Il est nommé six fois aux Oscars pour ses compositions sans gagner le trophée, mais reçoit un Oscar d'honneur en 2018, remis par Clint Eastwood, reconnaissant son style unique et son intégrité. L'héritage de Lalo Schifrin dépasse le cinéma. Ses goûts éclectiques et son approche visionnaire de la musique ont influencé de nombreux artistes. Ses mélodies ont été samplées par des figures du hip-hop et de l'électro, comme Portishead, témoignant de la modernité intemporelle de son œuvre. "En musique, les choix sont infinis. Les possibilités de combinaisons sonores avec les instruments acoustiques d'un orchestre symphonique, d'un groupe de jazz ou d'un ensemble de chambre ne sont pas encore épuisées", écrit-il dans son autobiographie "Mission impossible : Ma vie en musique" (2008).
En tant que chef d'orchestre, il a dirigé des orchestres prestigieux à travers le monde, notamment l'Orchestre symphonique de Londres. Il a également composé des œuvres de concert, dont le "Concerto pour Contrebasse et Orchestre" et la "Suite Gillespiana". Sa dernière œuvre, "The Symphony of the Future", dédiée à son Argentine natale, a fait sa première à Buenos Aires en avril 2025.

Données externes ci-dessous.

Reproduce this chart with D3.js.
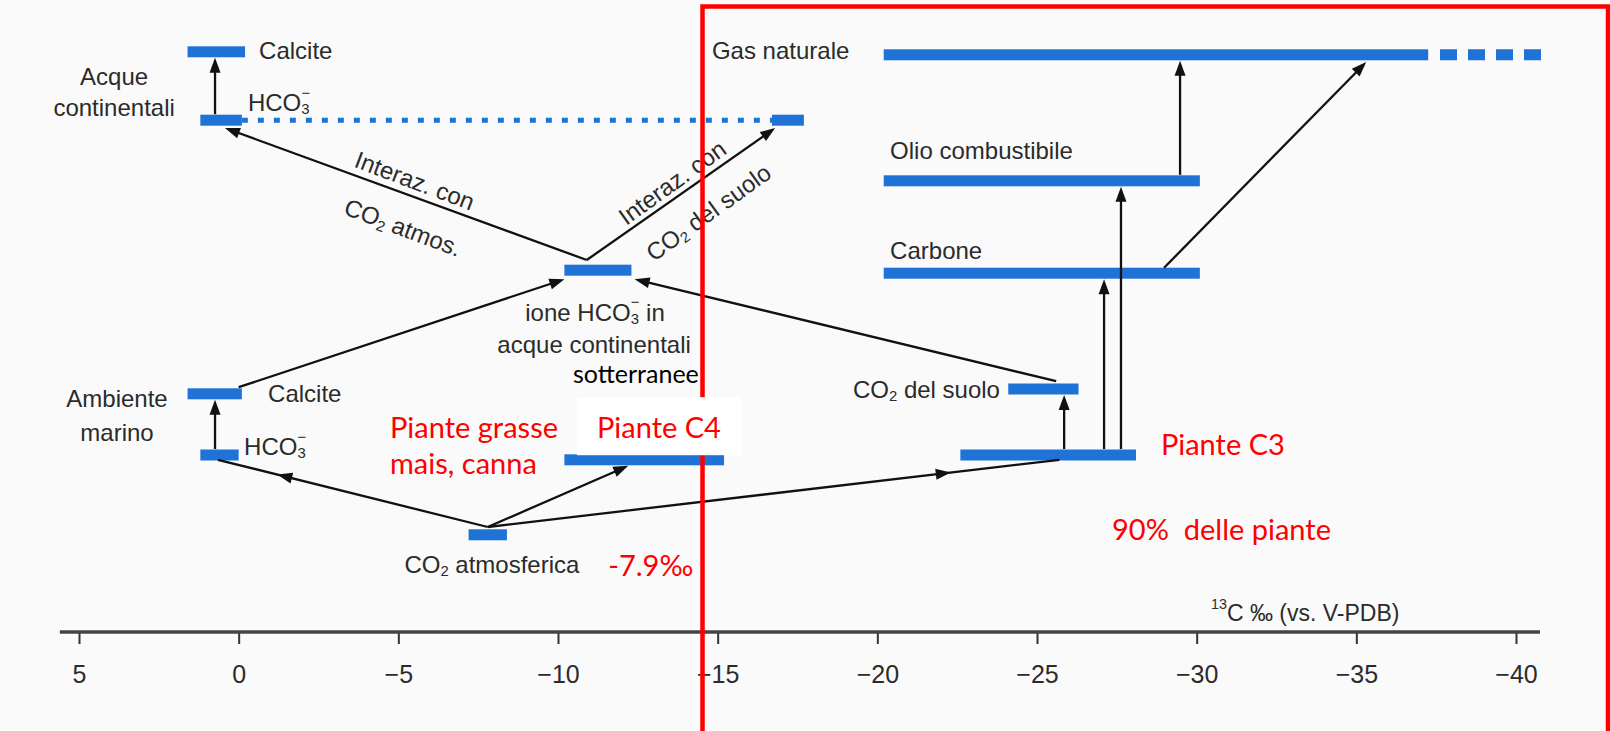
<!DOCTYPE html>
<html>
<head>
<meta charset="utf-8">
<script src="https://cdn.jsdelivr.net/npm/d3@7/dist/d3.min.js"></script>
<style>
    html, body { margin: 0; padding: 0; background: #fafafa; }
    svg { display: block; }
</style>
</head>
<body>
<div id="chart"></div>
<script>
const W = 1610, H = 731;

// tick values on the d13C axis (per mil vs V-PDB)
const ticks = [5, 0, -5, -10, -15, -20, -25, -30, -35, -40];

// ranges of each reservoir (per mil) and the row it sits on (arbitrary height units)
const barNames = ["Calcite cont.", "HCO3 cont.", "HCO3 cont. suolo", "ione HCO3", "Calcite marina", "HCO3 marino",
    "CO2 atmosferica", "Piante C4", "Piante C3", "CO2 del suolo", "Carbone", "Olio combustibile", "Gas naturale"];
const barFrom = [1.6, 1.2, -16.7, -10.2, 1.6, 1.2, -7.2, -10.2, -22.6, -24.1, -20.2, -20.2, -20.2];
const barTo = [-0.2, -0.1, -17.7, -12.3, -0.1, 0.0, -8.4, -15.2, -28.1, -26.3, -30.1, -30.1, -37.25];
const barLevel = [96.7, 85.3, 85.3, 60.3, 39.7, 29.5, 16.2, 28.7, 29.5, 40.5, 59.8, 75.2, 96.2];

// dotted link between the two continental HCO3- ends, and the open tail of natural gas: [from, to, level]
const dottedLink = [-0.1, -16.7, 85.3];
const gasTail = [-37.62, -40.88, 96.2];

// arrows: start (per mil, level) -> end (per mil, level); head = where the head sits (1 = at the tip)
const arrowFromD = [0.74, 0.74, -10.9, -10.9, 0.0, -25.6, -7.8, -7.8, -7.8, -25.85, -27.1, -27.63, -29.48, -28.98];
const arrowFromL = [86.3, 30.5, 62.0, 62.0, 40.8, 41.8, 17.5, 17.5, 17.5, 30.5, 30.5, 30.5, 76.2, 60.7];
const arrowToD = [0.74, 0.74, 0.43, -16.8, -10.2, -12.4, 0.65, -12.2, -25.7, -25.85, -27.1, -27.63, -29.48, -35.31];
const arrowToL = [95.7, 38.7, 84.0, 84.0, 58.8, 58.8, 28.7, 27.7, 28.7, 39.5, 58.8, 74.2, 95.2, 95.0];
const arrowHead = [1, 1, 1, 1, 1, 1, 0.78, 1, 0.81, 1, 1, 1, 1, 1];

// printed labels ("_x" subscript, "^x" superscript)
const labelText = ["Calcite", "Acque", "continentali", "HCO_3^−", "Interaz. con", "CO_2 atmos.", "Interaz. con",
    "CO_2 del suolo", "ione HCO_3^− in", "acque continentali", "Ambiente", "marino", "Calcite", "HCO_3^−",
    "CO_2 atmosferica", "CO_2 del suolo", "Gas naturale", "Olio combustibile", "Carbone"];
const labelD = [-0.64, 3.9, 3.9, -0.29, -5.52, -5.15, -13.57, -14.7, -11.16, -11.13, 3.81, 3.81, -0.92, -0.17,
    -7.93, -23.84, -14.82, -20.4, -20.4];
const labelLevel = [97.0, 92.7, 87.5, 88.3, 75.3, 67.5, 75.0, 70.0, 53.4, 48.0, 39.0, 33.3, 39.8, 31.0,
    11.3, 40.5, 97.0, 80.3, 63.7];
const labelAnchor = ["start", "middle", "middle", "start", "middle", "middle", "middle", "middle", "middle", "middle",
    "middle", "middle", "start", "start", "middle", "end", "start", "start", "start"];
const labelAngle = [0, 0, 0, 0, 20.7, 20.7, -35.7, -35.7, 0, 0, 0, 0, 0, 0, 0, 0, 0, 0, 0];

const axisTitle = "^1^3C ‰ (vs. V-PDB)";
const axisTitlePos = [-30.45, 3.2];

// red notes added on top of the figure (only "Piante C4" sits on a white patch)
const noteText = ["Piante grasse", "mais, canna", "Piante C4", "-7.9‰", "Piante C3", "90%\u00a0 delle piante"];
const noteD = [-4.74, -4.74, -11.22, -11.57, -28.88, -27.35];
const noteLevel = [34.3, 28.2, 34.3, 11.2, 31.5, 17.3];
const notePatch = [false, false, true, false, false, false];
const extraNote = ["sotterranee", -12.44, 43.1];

const blue = "#1f72d6";
const ink = "#2b2b2b";

const x = d3.scaleLinear().domain([5, -40]).range([79, 1516]);
const y = d3.scaleLinear().domain([0, 100]).range([632, 32]);

const svg = d3
    .select("#chart")
    .append("svg")
    .attr("width", W)
    .attr("height", H);

svg.append("rect").attr("width", W).attr("height", H).attr("fill", "#fafafa");

// write a label with sub/superscripts
function richText(sel, str, fs) {
    const parts = [];
    let i = 0;
    while (i < str.length) {
        const c = str[i];
        const k = c === "_" ? "sub" : c === "^" ? "sup" : "n";
        const t = k === "n" ? c : str[i + 1];
        i += k === "n" ? 1 : 2;
        const last = parts[parts.length - 1];
        if (last && last.k === k) last.t += t;
        else parts.push({ t: t, k: k });
    }
    let cur = 0, prev = "n";
    parts.forEach((p) => {
        const target = p.k === "sub" ? 0.3 * fs : p.k === "sup" ? -0.38 * fs : 0;
        const ts = sel.append("tspan").text(p.t).attr("dy", target - cur);
        if (p.k !== "n") ts.attr("font-size", fs * 0.62);
        if (p.k === "sup" && prev === "sub") ts.attr("dx", -fs * 0.34);
        cur = target;
        prev = p.k;
    });
}

// dotted link
svg.append("line")
    .attr("x1", x(dottedLink[0]))
    .attr("x2", x(dottedLink[1]))
    .attr("y1", y(dottedLink[2]))
    .attr("y2", y(dottedLink[2]))
    .attr("stroke", blue)
    .attr("stroke-width", 5)
    .attr("stroke-dasharray", "6,10");

// bars
svg.append("g")
    .selectAll("rect")
    .data(barNames)
    .enter()
    .append("rect")
    .attr("x", (d, i) => Math.min(x(barFrom[i]), x(barTo[i])))
    .attr("width", (d, i) => Math.abs(x(barTo[i]) - x(barFrom[i])))
    .attr("y", (d, i) => y(barLevel[i]) - 5.5)
    .attr("height", 11)
    .attr("fill", blue);

svg.append("line")
    .attr("x1", x(gasTail[0]))
    .attr("x2", x(gasTail[1]))
    .attr("y1", y(gasTail[2]))
    .attr("y2", y(gasTail[2]))
    .attr("stroke", blue)
    .attr("stroke-width", 11)
    .attr("stroke-dasharray", "17,11");

// arrows
const arrows = svg.append("g");
arrowFromD.forEach((d, i) => {
    const x1 = x(arrowFromD[i]), y1 = y(arrowFromL[i]);
    const x2 = x(arrowToD[i]), y2 = y(arrowToL[i]);
    const ang = Math.atan2(y2 - y1, x2 - x1);
    const len = Math.hypot(x2 - x1, y2 - y1);
    const tipLen = len * arrowHead[i];
    const hx = x1 + Math.cos(ang) * tipLen, hy = y1 + Math.sin(ang) * tipLen;
    arrows.append("line")
        .attr("x1", x1).attr("y1", y1)
        .attr("x2", arrowHead[i] === 1 ? hx - Math.cos(ang) * 8 : x2)
        .attr("y2", arrowHead[i] === 1 ? hy - Math.sin(ang) * 8 : y2)
        .attr("stroke", "#111")
        .attr("stroke-width", 2.3);
    const hl = 15, hw = 5.5;
    const bx = hx - Math.cos(ang) * hl, by = hy - Math.sin(ang) * hl;
    const pts = [
        [hx, hy],
        [bx + Math.sin(ang) * hw, by - Math.cos(ang) * hw],
        [bx - Math.sin(ang) * hw, by + Math.cos(ang) * hw]
    ];
    arrows.append("path")
        .attr("d", "M" + pts.map((p) => p.join(",")).join("L") + "Z")
        .attr("fill", "#111");
});

// printed labels
const labels = svg.append("g")
    .attr("font-family", "'Liberation Sans', Arial, sans-serif")
    .attr("font-size", 24)
    .attr("fill", ink);
labelText.forEach((t, i) => {
    const txt = labels.append("text")
        .attr("transform", "translate(" + x(labelD[i]) + "," + y(labelLevel[i]) + ") rotate(" + labelAngle[i] + ")")
        .attr("text-anchor", labelAnchor[i])
        .attr("dominant-baseline", "central");
    richText(txt, t, 24);
});

// axis
const axisG = svg.append("g")
    .attr("transform", "translate(0," + y(0) + ")")
    .call(
        d3.axisBottom(x)
            .tickValues(ticks)
            .tickSize(12)
            .tickPadding(21)
            .tickFormat(d3.format("d"))
    );
axisG.select(".domain").remove();
axisG.selectAll(".tick line").attr("stroke", "#333").attr("stroke-width", 2);
axisG.selectAll(".tick text")
    .attr("font-family", "'Liberation Sans', Arial, sans-serif")
    .attr("font-size", 25)
    .attr("fill", ink);
axisG.append("line")
    .attr("x1", x(5.6))
    .attr("x2", x(-40.75))
    .attr("stroke", "#444")
    .attr("stroke-width", 3.5);

const title = svg.append("text")
    .attr("x", x(axisTitlePos[0]))
    .attr("y", y(axisTitlePos[1]))
    .attr("dominant-baseline", "central")
    .attr("font-family", "'Liberation Sans', Arial, sans-serif")
    .attr("font-size", 23)
    .attr("fill", ink);
richText(title, axisTitle, 23);

// red frame
svg.append("rect")
    .attr("x", 702.5)
    .attr("y", 6.5)
    .attr("width", 905.5)
    .attr("height", 800)
    .attr("fill", "none")
    .attr("stroke", "#ff0000")
    .attr("stroke-width", 4.5);

// red notes; the white patches go down first so no text is hidden
const patches = svg.append("g");
const notes = svg.append("g");
noteText.forEach((t, i) => {
    const txt = notes.append("text")
        .attr("x", x(noteD[i]))
        .attr("y", y(noteLevel[i]))
        .attr("dominant-baseline", "central")
        .attr("font-family", "Lato, 'Open Sans', sans-serif")
        .attr("font-size", 29)
        .attr("fill", "#ff0000")
        .text(t);
    if (notePatch[i]) {
        const bb = txt.node().getBBox();
        patches.append("rect")
            .attr("fill", "#ffffff")
            .attr("x", bb.x - 20)
            .attr("y", bb.y + bb.height / 2 - 29)
            .attr("width", bb.width + 41)
            .attr("height", 58);
    }
});

svg.append("text")
    .attr("x", x(extraNote[1]))
    .attr("y", y(extraNote[2]))
    .attr("text-anchor", "middle")
    .attr("dominant-baseline", "central")
    .attr("font-family", "Lato, 'Open Sans', sans-serif")
    .attr("font-size", 25)
    .attr("fill", "#000")
    .text(extraNote[0]);
</script>
</body>
</html>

Lalo Schifrin, avec ses 4 Grammy Awards et son vaste répertoire, reste une figure inspirante pour les compositeurs des nouvelles générations. "Le plus important, c'est la musique elle-même : les harmonies, les mélodies, les intervalles entre les sons, c'est là le secret des émotions", affirmait Lalo Schifrin. "Et quand la musique fonctionne bien dans le film, c'est encore mieux."